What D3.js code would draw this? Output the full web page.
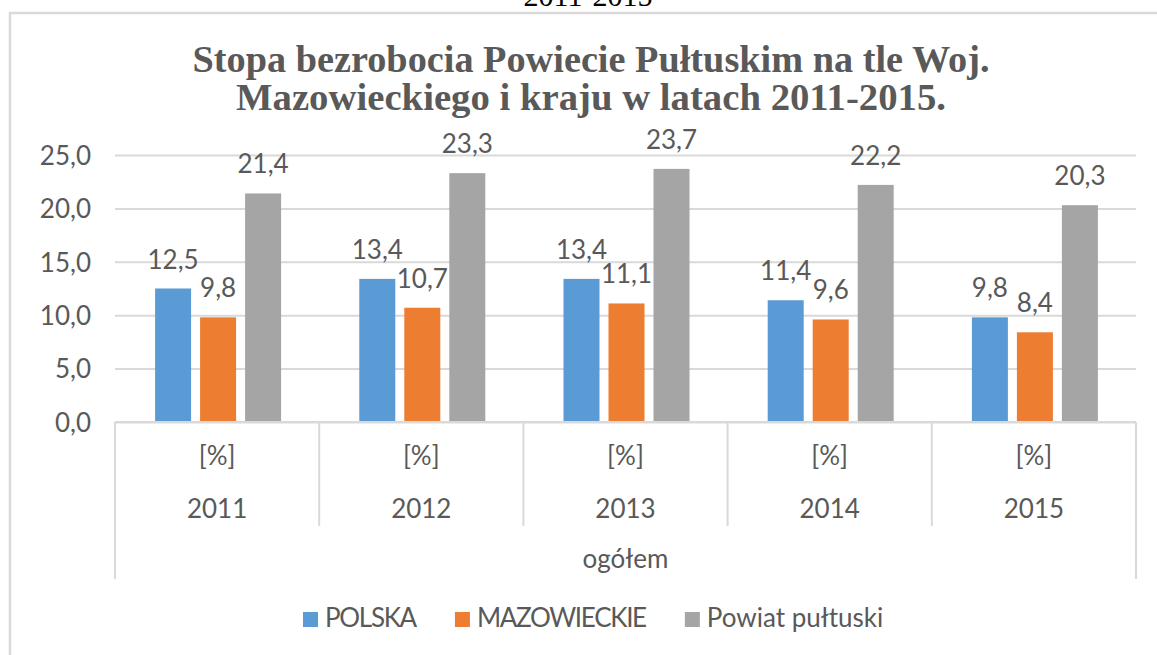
<!DOCTYPE html>
<html>
<head>
<meta charset="utf-8">
<script src="https://cdn.jsdelivr.net/npm/d3@7"></script>
<style>
  html, body { margin: 0; padding: 0; background: #fff; }
  svg { display: block; }
</style>
</head>
<body>
<svg id="chart" width="1157" height="655"></svg>
<script>
// ---- data ----
const years = ["2011", "2012", "2013", "2014", "2015"];
const unitLabel = "[%]";
const groupLabel = "ogółem";
const seriesNames = ["POLSKA", "MAZOWIECKIE", "Powiat pułtuski"];
const polska = [12.5, 13.4, 13.4, 11.4, 9.8];
const mazowieckie = [9.8, 10.7, 11.1, 9.6, 8.4];
const pultuski = [21.4, 23.3, 23.7, 22.2, 20.3];
const yTicks = [0, 5, 10, 15, 20, 25];
const titleLines = ["Stopa bezrobocia Powiecie Pułtuskim na tle Woj.", "Mazowieckiego i kraju w latach 2011-2015."];
const topText = "2011-2015";
const colors = ["#5B9BD5", "#ED7D31", "#A5A5A5"];

const seriesValues = [polska, mazowieckie, pultuski];
const fmt = v => v.toFixed(1).replace(".", ",");

const svg = d3.select("#chart");
const textColor = "#595959";
const lineColor = "#d9d9d9";
const font = "Lato, 'Open Sans', sans-serif";
const serif = "'Liberation Serif', 'Times New Roman', serif";

// cut text at top
svg.append("text").attr("x", 588).attr("y", 6).attr("text-anchor", "middle")
  .attr("font-family", serif).attr("font-size", 30)
  .attr("fill", "#000").text(topText);

// chart border
svg.append("rect").attr("x", 10).attr("y", 13).attr("width", 1200).attr("height", 700)
  .attr("fill", "none").attr("stroke", lineColor).attr("stroke-width", 2.5);

// title
const titleWidths = [797, 710];
titleLines.forEach((t, i) => {
  svg.append("text").attr("x", 591).attr("y", 72 + i * 38).attr("text-anchor", "middle")
    .attr("font-family", serif).attr("font-weight", "bold")
    .attr("font-size", 37).attr("fill", textColor)
    .attr("textLength", titleWidths[i]).attr("lengthAdjust", "spacingAndGlyphs")
    .text(t);
});

// scales
const left = 115, right = 1136, y0 = 422, yTop = 155;
const x0 = d3.scaleBand().domain(years).range([left, right]);
const groupW = 126;
const x1 = d3.scaleBand().domain(seriesNames)
  .range([(x0.bandwidth() - groupW) / 2 + 1, (x0.bandwidth() + groupW) / 2 + 1]).paddingInner(0.2);
const y = d3.scaleLinear().domain([0, 25]).range([y0, yTop]);

// y axis with gridlines
const yAxis = d3.axisLeft(y).tickValues(yTicks).tickFormat(fmt)
  .tickSize(-(right - left)).tickPadding(24);
const gy = svg.append("g").attr("transform", `translate(${left},0)`).call(yAxis);
gy.select(".domain").remove();
gy.selectAll(".tick line").attr("stroke", lineColor).attr("stroke-width", 2);
gy.selectAll(".tick text").attr("font-family", font).attr("font-size", 26)
  .attr("fill", textColor).attr("dy", "0.36em");

// bars
const groups = svg.append("g").selectAll("g").data(years).join("g")
  .attr("transform", d => `translate(${x0(d)},0)`);
seriesNames.forEach((s, si) => {
  groups.append("rect")
    .attr("x", x1(s)).attr("width", x1.bandwidth())
    .attr("y", (d, i) => y(seriesValues[si][i]))
    .attr("height", (d, i) => y0 - y(seriesValues[si][i]))
    .attr("fill", colors[si]);
  groups.append("text")
    .attr("x", x1(s) + x1.bandwidth() / 2)
    .attr("y", (d, i) => y(seriesValues[si][i]) - 20)
    .attr("text-anchor", "middle").attr("font-family", font).attr("font-size", 26)
    .attr("fill", textColor).text((d, i) => fmt(seriesValues[si][i]));
});

// category axis
const ax = svg.append("g");
ax.append("line").attr("x1", left).attr("x2", right).attr("y1", y0).attr("y2", y0)
  .attr("stroke", lineColor).attr("stroke-width", 2);
years.forEach((yr, i) => {
  if (i > 0) {
    ax.append("line").attr("x1", x0(yr)).attr("x2", x0(yr)).attr("y1", y0).attr("y2", 526)
      .attr("stroke", lineColor).attr("stroke-width", 2);
  }
  const cx = x0(yr) + x0.bandwidth() / 2;
  ax.append("text").attr("x", cx).attr("y", 465).attr("text-anchor", "middle")
    .attr("font-family", font).attr("font-size", 26).attr("fill", textColor).text(unitLabel);
  ax.append("text").attr("x", cx).attr("y", 518).attr("text-anchor", "middle")
    .attr("font-family", font).attr("font-size", 26).attr("fill", textColor).text(yr);
});
[left, right].forEach(xx => {
  ax.append("line").attr("x1", xx).attr("x2", xx).attr("y1", y0).attr("y2", 579)
    .attr("stroke", lineColor).attr("stroke-width", 2);
});
ax.append("text").attr("x", (left + right) / 2).attr("y", 568).attr("text-anchor", "middle")
  .attr("font-family", font).attr("font-size", 26).attr("fill", textColor).text(groupLabel);

// legend
const lg = svg.append("g");
let lx = 303;
seriesNames.forEach((s, i) => {
  lg.append("rect").attr("x", lx).attr("y", 612).attr("width", 15).attr("height", 15).attr("fill", colors[i]);
  const t = lg.append("text").attr("x", lx + 22).attr("y", 627)
    .attr("font-family", font).attr("font-size", 26).attr("fill", textColor)
    .attr("letter-spacing", s === s.toUpperCase() ? -1.3 : 0).text(s);
  lx += 22 + t.node().getComputedTextLength() + 39;
});
</script>
</body>
</html>
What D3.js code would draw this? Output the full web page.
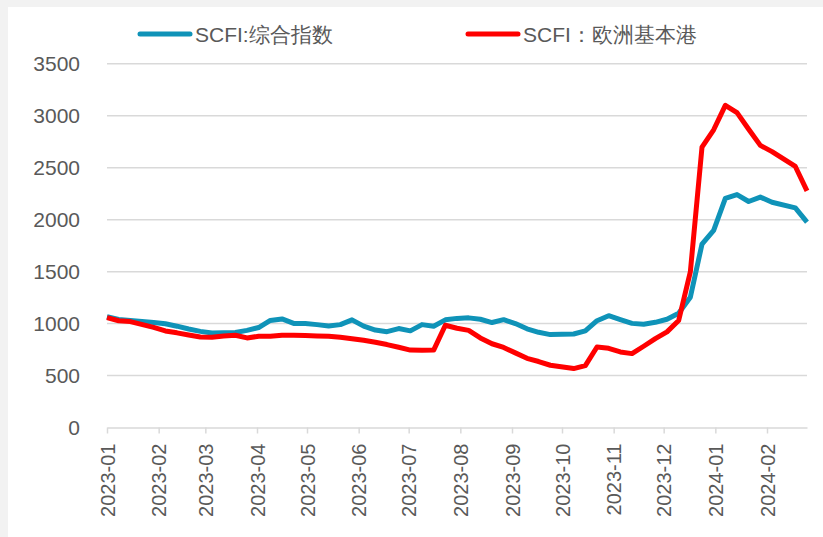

# # # #

▸ **Work to be completed**: Every record is to be reproduced exactly, with no pictures included.

▸ **In response**:
What D3.js code would draw this? Output the full web page.
<!DOCTYPE html>
<html>
<head>
<meta charset="utf-8">
<script src="https://cdn.jsdelivr.net/npm/d3@7"></script>
<style>
  html, body { margin: 0; padding: 0; background: #fff; }
  svg { display: block; }
</style>
</head>
<body>
<svg id="chart" width="1157" height="655"></svg>
<script>
// ---- data ----
const years = ["2011", "2012", "2013", "2014", "2015"];
const unitLabel = "[%]";
const groupLabel = "ogółem";
const seriesNames = ["POLSKA", "MAZOWIECKIE", "Powiat pułtuski"];
const polska = [12.5, 13.4, 13.4, 11.4, 9.8];
const mazowieckie = [9.8, 10.7, 11.1, 9.6, 8.4];
const pultuski = [21.4, 23.3, 23.7, 22.2, 20.3];
const yTicks = [0, 5, 10, 15, 20, 25];
const titleLines = ["Stopa bezrobocia Powiecie Pułtuskim na tle Woj.", "Mazowieckiego i kraju w latach 2011-2015."];
const topText = "2011-2015";
const colors = ["#5B9BD5", "#ED7D31", "#A5A5A5"];

const seriesValues = [polska, mazowieckie, pultuski];
const fmt = v => v.toFixed(1).replace(".", ",");

const svg = d3.select("#chart");
const textColor = "#595959";
const lineColor = "#d9d9d9";
const font = "Lato, 'Open Sans', sans-serif";
const serif = "'Liberation Serif', 'Times New Roman', serif";

// cut text at top
svg.append("text").attr("x", 588).attr("y", 6).attr("text-anchor", "middle")
  .attr("font-family", serif).attr("font-size", 30)
  .attr("fill", "#000").text(topText);

// chart border
svg.append("rect").attr("x", 10).attr("y", 13).attr("width", 1200).attr("height", 700)
  .attr("fill", "none").attr("stroke", lineColor).attr("stroke-width", 2.5);

// title
const titleWidths = [797, 710];
titleLines.forEach((t, i) => {
  svg.append("text").attr("x", 591).attr("y", 72 + i * 38).attr("text-anchor", "middle")
    .attr("font-family", serif).attr("font-weight", "bold")
    .attr("font-size", 37).attr("fill", textColor)
    .attr("textLength", titleWidths[i]).attr("lengthAdjust", "spacingAndGlyphs")
    .text(t);
});

// scales
const left = 115, right = 1136, y0 = 422, yTop = 155;
const x0 = d3.scaleBand().domain(years).range([left, right]);
const groupW = 126;
const x1 = d3.scaleBand().domain(seriesNames)
  .range([(x0.bandwidth() - groupW) / 2 + 1, (x0.bandwidth() + groupW) / 2 + 1]).paddingInner(0.2);
const y = d3.scaleLinear().domain([0, 25]).range([y0, yTop]);

// y axis with gridlines
const yAxis = d3.axisLeft(y).tickValues(yTicks).tickFormat(fmt)
  .tickSize(-(right - left)).tickPadding(24);
const gy = svg.append("g").attr("transform", `translate(${left},0)`).call(yAxis);
gy.select(".domain").remove();
gy.selectAll(".tick line").attr("stroke", lineColor).attr("stroke-width", 2);
gy.selectAll(".tick text").attr("font-family", font).attr("font-size", 26)
  .attr("fill", textColor).attr("dy", "0.36em");

// bars
const groups = svg.append("g").selectAll("g").data(years).join("g")
  .attr("transform", d => `translate(${x0(d)},0)`);
seriesNames.forEach((s, si) => {
  groups.append("rect")
    .attr("x", x1(s)).attr("width", x1.bandwidth())
    .attr("y", (d, i) => y(seriesValues[si][i]))
    .attr("height", (d, i) => y0 - y(seriesValues[si][i]))
    .attr("fill", colors[si]);
  groups.append("text")
    .attr("x", x1(s) + x1.bandwidth() / 2)
    .attr("y", (d, i) => y(seriesValues[si][i]) - 20)
    .attr("text-anchor", "middle").attr("font-family", font).attr("font-size", 26)
    .attr("fill", textColor).text((d, i) => fmt(seriesValues[si][i]));
});

// category axis
const ax = svg.append("g");
ax.append("line").attr("x1", left).attr("x2", right).attr("y1", y0).attr("y2", y0)
  .attr("stroke", lineColor).attr("stroke-width", 2);
years.forEach((yr, i) => {
  if (i > 0) {
    ax.append("line").attr("x1", x0(yr)).attr("x2", x0(yr)).attr("y1", y0).attr("y2", 526)
      .attr("stroke", lineColor).attr("stroke-width", 2);
  }
  const cx = x0(yr) + x0.bandwidth() / 2;
  ax.append("text").attr("x", cx).attr("y", 465).attr("text-anchor", "middle")
    .attr("font-family", font).attr("font-size", 26).attr("fill", textColor).text(unitLabel);
  ax.append("text").attr("x", cx).attr("y", 518).attr("text-anchor", "middle")
    .attr("font-family", font).attr("font-size", 26).attr("fill", textColor).text(yr);
});
[left, right].forEach(xx => {
  ax.append("line").attr("x1", xx).attr("x2", xx).attr("y1", y0).attr("y2", 579)
    .attr("stroke", lineColor).attr("stroke-width", 2);
});
ax.append("text").attr("x", (left + right) / 2).attr("y", 568).attr("text-anchor", "middle")
  .attr("font-family", font).attr("font-size", 26).attr("fill", textColor).text(groupLabel);

// legend
const lg = svg.append("g");
let lx = 303;
seriesNames.forEach((s, i) => {
  lg.append("rect").attr("x", lx).attr("y", 612).attr("width", 15).attr("height", 15).attr("fill", colors[i]);
  const t = lg.append("text").attr("x", lx + 22).attr("y", 627)
    .attr("font-family", font).attr("font-size", 26).attr("fill", textColor)
    .attr("letter-spacing", s === s.toUpperCase() ? -1.3 : 0).text(s);
  lx += 22 + t.node().getComputedTextLength() + 39;
});
</script>
</body>
</html>
What D3.js code would draw this? Output the full web page.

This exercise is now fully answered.